Further, the naming of a group that includes two International Federation presidents to oversee not only the qualifying, but the Tokyo tournament itself is remarkable. Wonder what the gymnastics and judo folks think about having the head of their federation responsible for another sport?

And the stunner was the naming of Vizer, who ripped Bach and the IOC back in 2015 at the SportAccord Conference, saying that the IOC was in charge of an institution that was “expired, outdated, wrong, unfair and not at all transparent.” Vizer predicted that the IOC could be “headed for destruction” if the International Federations were restricted from organizing their own events, even if they competed in some way with the IOC’s own programs. But here he is on the panel, helping the IOC run the boxing tournament in 2020, in place of one of the federations who listened to his 2015 speech.

The IOC also noted in its statement that “In order to ensure the delivery of qualification events and the boxing tournament at Tokyo 2020, a boxing technical group will also assist on an administrative level to help guide the decision-making of the Task Force, while no professional boxing leagues or members of the former leadership of AIBA will be represented in the Task Force.”

This is important because it ends any idea that the professional boxing federations such as the World Boxing Association or World Boxing Council or others will be involved. If the IOC objected to AIBA, it was hard to imagine that it would approve of any of these organizations. And it didn’t.

Left out to dry in all of this, of course, is AIBA, still $16 million in debt, although there have been reports of continuing interest from the Secretary General of the Russian Boxing Federation paying this off (and possibly running for the presidency himself).

However, the AIBA Secretary General, American Tom Virgets, told reporters that if the IOC Session confirms AIBA’s suspension – as expected – next week, the federation is facing bankruptcy. The Associated Press reported that Virgets wrote in a letter to the AIBA Executive Committee that “In my opinion, the decisions made by the IOC were clearly designed to bankrupt AIBA” and that “Every source of income that AIBA had going forward was taken away.”

The AP story also noted that “He says AIBA has less than $400,000 in the bank, is releasing all but three staff, and cannot afford to challenge the IOC at the Court of Arbitration for Sport.” Virgets himself will resign as well.

While the IOC is only suspending AIBA, left open the possibility that it could be reinstated after the 2020 Games, it appears that the action will kill the federation off entirely. That raises the question of what happens to boxing going forward:

● Will the Russian federation respect its agreement to stage the men’s and women’s Worlds in Yekaterinburg and Ulan Ude later this year?

● Who maintains the rules and sanctioning responsibilities that AIBA has been responsible for?

● What about the organization of international boxing events after the Tokyo Games are over?

While AIBA appears to be going away, the 203 national boxing federations around the world are not. They may wish to reorganize a new International Federation and apply to the IOC to take over where AIBA left off. They have to do something.

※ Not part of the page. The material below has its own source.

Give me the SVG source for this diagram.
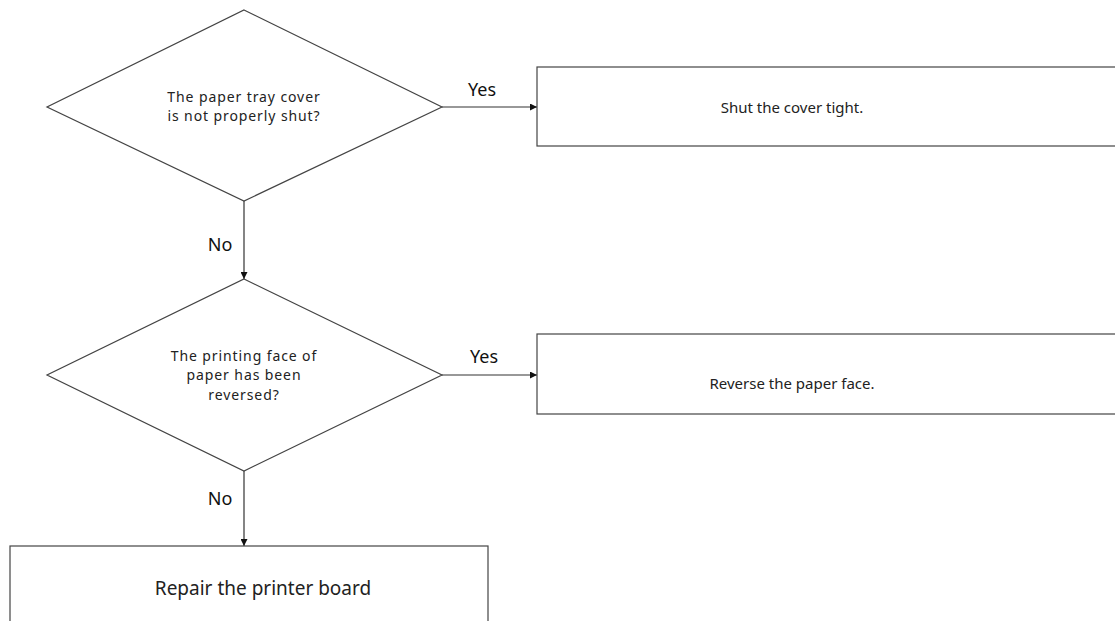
<svg xmlns="http://www.w3.org/2000/svg" width="1115" height="621" viewBox="0 0 1115 621">
<style>
.shape{fill:#fff;stroke:#444;stroke-width:1.2}
.t{font-family:"Noto Sans","Open Sans",sans-serif;font-size:15px;fill:#222;text-anchor:middle}
.d{font-size:14px;letter-spacing:0.9px}
.big{font-size:19px}
.lbl{font-family:"Noto Sans","Open Sans",sans-serif;font-size:18px;fill:#111;text-anchor:middle}
.conn{stroke:#333;stroke-width:1.2;fill:none}
</style>
<defs>
<marker id="arr" viewBox="0 0 10 10" refX="10" refY="5" markerWidth="7" markerHeight="7" orient="auto" markerUnits="userSpaceOnUse">
<path d="M0,0 L10,5 L0,10 z" fill="#111"/>
</marker>
</defs>
<rect width="1115" height="621" fill="#fff"/>
<g id="connectors">
<line class="conn" x1="442" y1="107" x2="537" y2="107" marker-end="url(#arr)"/>
<line class="conn" x1="244" y1="201" x2="244" y2="279" marker-end="url(#arr)"/>
<line class="conn" x1="442" y1="375" x2="537" y2="375" marker-end="url(#arr)"/>
<line class="conn" x1="244" y1="471" x2="244" y2="546" marker-end="url(#arr)"/>
<text class="lbl" x="482" y="96">Yes</text>
<text class="lbl" x="220" y="251">No</text>
<text class="lbl" x="484" y="363">Yes</text>
<text class="lbl" x="220" y="505">No</text>
</g>
<g id="decision1">
<polygon class="shape" points="244,10 442,107 244,201 47,107"/>
<text class="t d" x="244" y="101.5">The paper tray cover</text>
<text class="t d" x="244" y="121">is not properly shut?</text>
</g>
<g id="action1">
<rect class="shape" x="537" y="67" width="590" height="79"/>
<text class="t" x="792" y="113">Shut the cover tight.</text>
</g>
<g id="decision2">
<polygon class="shape" points="244,279 442,375 244,471 47,375"/>
<text class="t d" x="244" y="360.5">The printing face of</text>
<text class="t d" x="244" y="380">paper has been</text>
<text class="t d" x="244" y="399.5">reversed?</text>
</g>
<g id="action2">
<rect class="shape" x="537" y="334" width="590" height="80"/>
<text class="t" x="792" y="389">Reverse the paper face.</text>
</g>
<g id="action3">
<rect class="shape" x="10" y="546" width="478" height="90"/>
<text class="t big" x="263" y="595">Repair the printer board</text>
</g>
</svg>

What is the IOC’s responsibility in all this?

This question is important, not specifically because of boxing, but because the “federation takeover” business is spreading. On Wednesday, the scandal-hit Confederation of African Football (CAF) agreed to essentially a takeover by FIFA, with FIFA Secretary-General Fatma Samoura (SEN) becoming “FIFA High Commissioner for Africa.”

CAF President Ahmad Ahmad (MAD), already being investigated by FIFA for corruption (among other things) was detained and questioned by the French police of the Central Office for the Fight against Corruption and Financial and Fiscal Crimes on Thursday.

All of this comes against the background of the African Cup of Nations kicking off on Friday night in Egypt!

That competence and integrity are being more strictly required of sports governing bodies is a good thing. The IOC and FIFA didn’t start these messes, but they may find that they may have to be the ones to clean them up, not just for now, but for the long-term.